IV. Fiscal/Regulatory Regimes (development impacts)
- IV.1 UK: Ring-fenced system with an additional Energy Profits Levy elevates marginal rates up to ˜75% through the current sunset, with investment allowances. Stable decommissioning relief supports late-life asset transfers; CCS licensing and third-party access frameworks emerging.
- IV.2 Norway: Neutral petroleum tax design with an effective marginal rate ˜78%, cash-flow based special tax and immediate expensing; predictable permitting; robust carbon pricing incentivizes electrification and low-emission operations.
- IV.3 Denmark: Long-term phase-out policy for hydrocarbons by 2050; strong policy support for CO2 storage; offshore electrification and emissions reduction prioritized.
- IV.4 Netherlands: Moderate fiscal take with historic small-fields bias; nitrogen-related permitting constraints extend timelines; CCS incentives available under national support schemes; regulated third-party access to key midstream assets.
- IV.5 Cross-border norms: High HSE standards, environmental impact scrutiny, and mandatory third-party access principles underscore brownfield economics, hub consolidation, and carbon transport buildout.
V. Near-Term Outlook (1–5 years)
- V.1 Liquids trajectory: Flat-to-declining basin liquids at ˜2–5% annual decline without new projects; selective tie-backs and life extensions partially offset.

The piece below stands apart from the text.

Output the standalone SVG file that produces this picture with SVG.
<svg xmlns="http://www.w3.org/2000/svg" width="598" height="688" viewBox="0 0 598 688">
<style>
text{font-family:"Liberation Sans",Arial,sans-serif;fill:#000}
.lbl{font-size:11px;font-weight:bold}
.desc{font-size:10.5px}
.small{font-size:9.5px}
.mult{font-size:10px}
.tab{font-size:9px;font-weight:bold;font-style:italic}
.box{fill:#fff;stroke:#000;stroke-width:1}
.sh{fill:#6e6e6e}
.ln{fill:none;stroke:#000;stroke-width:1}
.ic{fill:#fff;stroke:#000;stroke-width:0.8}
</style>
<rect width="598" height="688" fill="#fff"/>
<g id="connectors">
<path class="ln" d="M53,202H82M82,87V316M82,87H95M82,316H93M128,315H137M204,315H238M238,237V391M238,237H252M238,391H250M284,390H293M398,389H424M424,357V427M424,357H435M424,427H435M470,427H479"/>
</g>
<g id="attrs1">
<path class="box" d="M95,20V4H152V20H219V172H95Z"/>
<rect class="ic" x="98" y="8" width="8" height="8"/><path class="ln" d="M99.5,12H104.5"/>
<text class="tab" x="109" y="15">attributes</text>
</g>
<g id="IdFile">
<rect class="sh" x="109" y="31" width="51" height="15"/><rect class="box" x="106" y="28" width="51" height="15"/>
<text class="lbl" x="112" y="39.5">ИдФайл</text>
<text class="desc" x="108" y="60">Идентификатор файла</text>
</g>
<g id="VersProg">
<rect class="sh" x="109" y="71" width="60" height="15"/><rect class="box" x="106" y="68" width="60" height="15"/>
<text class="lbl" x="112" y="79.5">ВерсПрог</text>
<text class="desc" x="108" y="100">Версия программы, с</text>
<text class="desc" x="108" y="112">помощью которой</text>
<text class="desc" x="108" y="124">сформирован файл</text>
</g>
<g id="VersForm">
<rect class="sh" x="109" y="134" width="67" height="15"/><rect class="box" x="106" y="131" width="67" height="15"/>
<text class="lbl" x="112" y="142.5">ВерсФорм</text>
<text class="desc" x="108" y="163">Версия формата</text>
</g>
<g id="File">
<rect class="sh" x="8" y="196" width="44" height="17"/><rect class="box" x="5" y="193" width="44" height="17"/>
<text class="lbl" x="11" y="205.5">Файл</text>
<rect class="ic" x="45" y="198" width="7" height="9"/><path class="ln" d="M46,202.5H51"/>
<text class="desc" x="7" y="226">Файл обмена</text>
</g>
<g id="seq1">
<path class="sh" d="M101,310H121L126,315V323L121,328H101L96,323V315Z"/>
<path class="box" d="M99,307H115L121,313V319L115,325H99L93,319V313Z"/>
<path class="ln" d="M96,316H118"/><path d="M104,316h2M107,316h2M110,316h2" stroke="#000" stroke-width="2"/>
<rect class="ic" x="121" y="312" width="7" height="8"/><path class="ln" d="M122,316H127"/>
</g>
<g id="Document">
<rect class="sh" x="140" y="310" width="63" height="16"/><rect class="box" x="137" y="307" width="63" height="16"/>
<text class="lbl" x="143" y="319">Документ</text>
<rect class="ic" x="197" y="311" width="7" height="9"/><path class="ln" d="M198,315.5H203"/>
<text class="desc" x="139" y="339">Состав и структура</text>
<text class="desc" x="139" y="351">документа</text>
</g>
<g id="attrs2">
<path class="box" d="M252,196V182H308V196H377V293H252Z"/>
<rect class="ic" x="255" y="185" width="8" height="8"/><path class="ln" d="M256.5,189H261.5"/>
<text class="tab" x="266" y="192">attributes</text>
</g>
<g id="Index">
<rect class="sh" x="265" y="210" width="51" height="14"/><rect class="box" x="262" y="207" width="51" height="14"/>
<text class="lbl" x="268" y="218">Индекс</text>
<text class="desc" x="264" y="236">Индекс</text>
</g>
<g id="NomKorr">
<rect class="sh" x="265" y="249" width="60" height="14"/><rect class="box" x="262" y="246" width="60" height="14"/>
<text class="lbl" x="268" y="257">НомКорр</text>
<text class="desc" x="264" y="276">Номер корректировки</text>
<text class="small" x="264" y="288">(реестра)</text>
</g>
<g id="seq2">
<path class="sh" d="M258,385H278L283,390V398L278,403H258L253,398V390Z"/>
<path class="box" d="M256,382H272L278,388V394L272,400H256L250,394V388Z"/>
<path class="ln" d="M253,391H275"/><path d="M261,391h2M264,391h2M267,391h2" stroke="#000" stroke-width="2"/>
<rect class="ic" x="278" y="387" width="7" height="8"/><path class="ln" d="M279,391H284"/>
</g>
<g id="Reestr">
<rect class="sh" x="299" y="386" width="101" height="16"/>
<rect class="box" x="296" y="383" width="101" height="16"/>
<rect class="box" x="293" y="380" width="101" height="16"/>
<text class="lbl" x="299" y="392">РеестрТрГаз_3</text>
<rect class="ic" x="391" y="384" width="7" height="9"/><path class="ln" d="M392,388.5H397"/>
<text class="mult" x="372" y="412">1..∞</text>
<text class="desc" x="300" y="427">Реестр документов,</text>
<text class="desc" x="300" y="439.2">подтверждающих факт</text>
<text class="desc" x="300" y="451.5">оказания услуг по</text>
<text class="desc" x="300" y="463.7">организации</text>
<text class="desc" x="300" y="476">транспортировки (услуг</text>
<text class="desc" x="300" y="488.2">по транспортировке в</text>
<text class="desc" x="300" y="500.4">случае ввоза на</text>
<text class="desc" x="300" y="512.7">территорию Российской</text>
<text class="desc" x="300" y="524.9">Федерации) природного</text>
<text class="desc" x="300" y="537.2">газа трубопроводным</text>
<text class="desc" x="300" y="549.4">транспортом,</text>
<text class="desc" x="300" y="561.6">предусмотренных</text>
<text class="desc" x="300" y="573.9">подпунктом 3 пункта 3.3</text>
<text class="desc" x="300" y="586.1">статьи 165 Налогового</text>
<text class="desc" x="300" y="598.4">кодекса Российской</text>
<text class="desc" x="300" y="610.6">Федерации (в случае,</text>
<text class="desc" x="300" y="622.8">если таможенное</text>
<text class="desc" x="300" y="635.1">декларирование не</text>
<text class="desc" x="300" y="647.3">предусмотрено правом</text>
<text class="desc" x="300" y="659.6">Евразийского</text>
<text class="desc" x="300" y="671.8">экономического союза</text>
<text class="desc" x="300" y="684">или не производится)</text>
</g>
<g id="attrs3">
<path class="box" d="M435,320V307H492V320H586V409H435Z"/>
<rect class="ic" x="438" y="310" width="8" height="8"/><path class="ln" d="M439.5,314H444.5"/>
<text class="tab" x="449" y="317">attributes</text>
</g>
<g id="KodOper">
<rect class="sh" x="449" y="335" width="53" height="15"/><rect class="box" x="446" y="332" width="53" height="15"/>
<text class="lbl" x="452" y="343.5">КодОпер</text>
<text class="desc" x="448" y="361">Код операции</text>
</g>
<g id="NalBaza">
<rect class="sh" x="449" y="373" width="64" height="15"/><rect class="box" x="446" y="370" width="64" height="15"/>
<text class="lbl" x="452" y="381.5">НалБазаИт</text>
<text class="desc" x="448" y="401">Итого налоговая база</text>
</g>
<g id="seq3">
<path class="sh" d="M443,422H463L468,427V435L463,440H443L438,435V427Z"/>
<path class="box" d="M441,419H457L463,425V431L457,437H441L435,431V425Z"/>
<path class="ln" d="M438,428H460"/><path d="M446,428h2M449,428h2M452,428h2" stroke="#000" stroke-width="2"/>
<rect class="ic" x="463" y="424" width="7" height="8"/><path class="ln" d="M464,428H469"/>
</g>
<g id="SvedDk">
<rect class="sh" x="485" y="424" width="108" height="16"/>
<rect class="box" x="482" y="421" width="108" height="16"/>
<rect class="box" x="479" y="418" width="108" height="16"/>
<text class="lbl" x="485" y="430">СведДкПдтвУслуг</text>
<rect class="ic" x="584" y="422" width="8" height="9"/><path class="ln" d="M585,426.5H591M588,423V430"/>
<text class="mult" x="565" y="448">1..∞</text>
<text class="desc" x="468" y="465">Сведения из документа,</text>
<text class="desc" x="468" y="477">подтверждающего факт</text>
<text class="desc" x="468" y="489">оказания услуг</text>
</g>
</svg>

Light–sweet quality keeps North Sea grades in demand for European refineries and Atlantic exports.
- V.2 Gas balance: Pipeline gas steady through mid-decade as Norwegian offtake remains high and Denmark recovers; gradual decline thereafter as fields mature. EU demand remains subdued on efficiency, mild winters, and renewables, moderating price spikes.
- V.3 Price environment: Brent likely ranges ˜$70–95/bbl barring major outages; European hub gas ˜€20–35/MWh base-case with winter premia and LNG-tied volatility. Brent’s benchmark role persists as basket methodology evolves.
- V.4 Capex mix: Capital biased to low-unit-cost tie-backs, short-cycle infill drilling, and emission-reducing electrification; advancing CCS stores create new midstream-style revenue streams.
- V.5 Bottlenecks: Grid access for electrification, permitting lead times, aging infrastructure integrity, offshore services tightness, and marine spatial competition with wind.
VI. Key Risks and Opportunities
- VI.1 Risks: Policy/fiscal uncertainty (windfall taxes, licensing), cost inflation and supply-chain constraints, integrity issues on late-life assets, volatility in NBP/TTF spreads, severe weather downtime, and public opposition to new upstream developments.
- VI.2 Opportunities: Subsea tie-backs to existing hubs, platform electrification cutting opex and carbon costs, basin-scale CCS (transport-and-storage tariffs), decommissioning services growth, repurposing pipelines for CO2/hydrogen, and digital optimization of brownfields.
- VI.3 Strategic positioning: Maintaining high uptime on gas export systems and safeguarding Brent cargo liquidity are the most systemically important contributions to global markets.
Relevant Formulas and Engineering Notes
- 1. Exponential decline (per well or hub): Using \( q(t) = q_i e^{-Dt} \), where \(q_i\) is initial rate, \(D\) is nominal decline, and cumulative production \(N_p(t) = \frac{q_i - q(t)}{D}\). Basin planning often assumes blended declines of 2–5%/yr for liquids and lower for gas under compression projects.
- 2. Project breakeven price: \( P_{be} \approx \frac{\text{CAPEX} + \text{PV(OPEX)} + \text{PV(Taxes)} - \text{Credits}}{\text{UR (boe)}} \). Electrification can lower OPEX and carbon taxes, reducing \(P_{be}\) by several $/boe.
- 3. NPV for tie-backs: \( \text{NPV} = \sum_{t=0}^{T} \frac{\text{CF}_t}{(1+r)^t} \). Near-infrastructure projects benefit from low CAPEX and short cycle times, improving IRR even in mature basins.
- 4. Marginal abatement cost (CCS/electrification): \( \text{MAC} = \frac{\Delta \text{CAPEX} + \Delta \text{OPEX} \pm \text{Tax Effects}}{\text{tCO}_2\ \text{avoided}} \). Existing power-from-shore and CCS hubs can drive MAC into investable ranges under prevailing carbon prices.
- 5. Throughput economics for hubs: Unit tariff sensitivity: \( \text{Tariff/boe} \propto \frac{\text{Fixed OPEX}}{\text{Throughput}} \). Tie-back volumes extend hub life and lower per-unit costs, improving third-party access economics.
Key Takeaways
- Brent keeps the North Sea central to global oil pricing despite maturing production.
- Pipeline gas from the North Sea remains pivotal for EU/UK security and price stability, complementing LNG.
- Transition-era growth will come from CCS, electrification, and decommissioning while upstream focuses on low-cost tie-backs.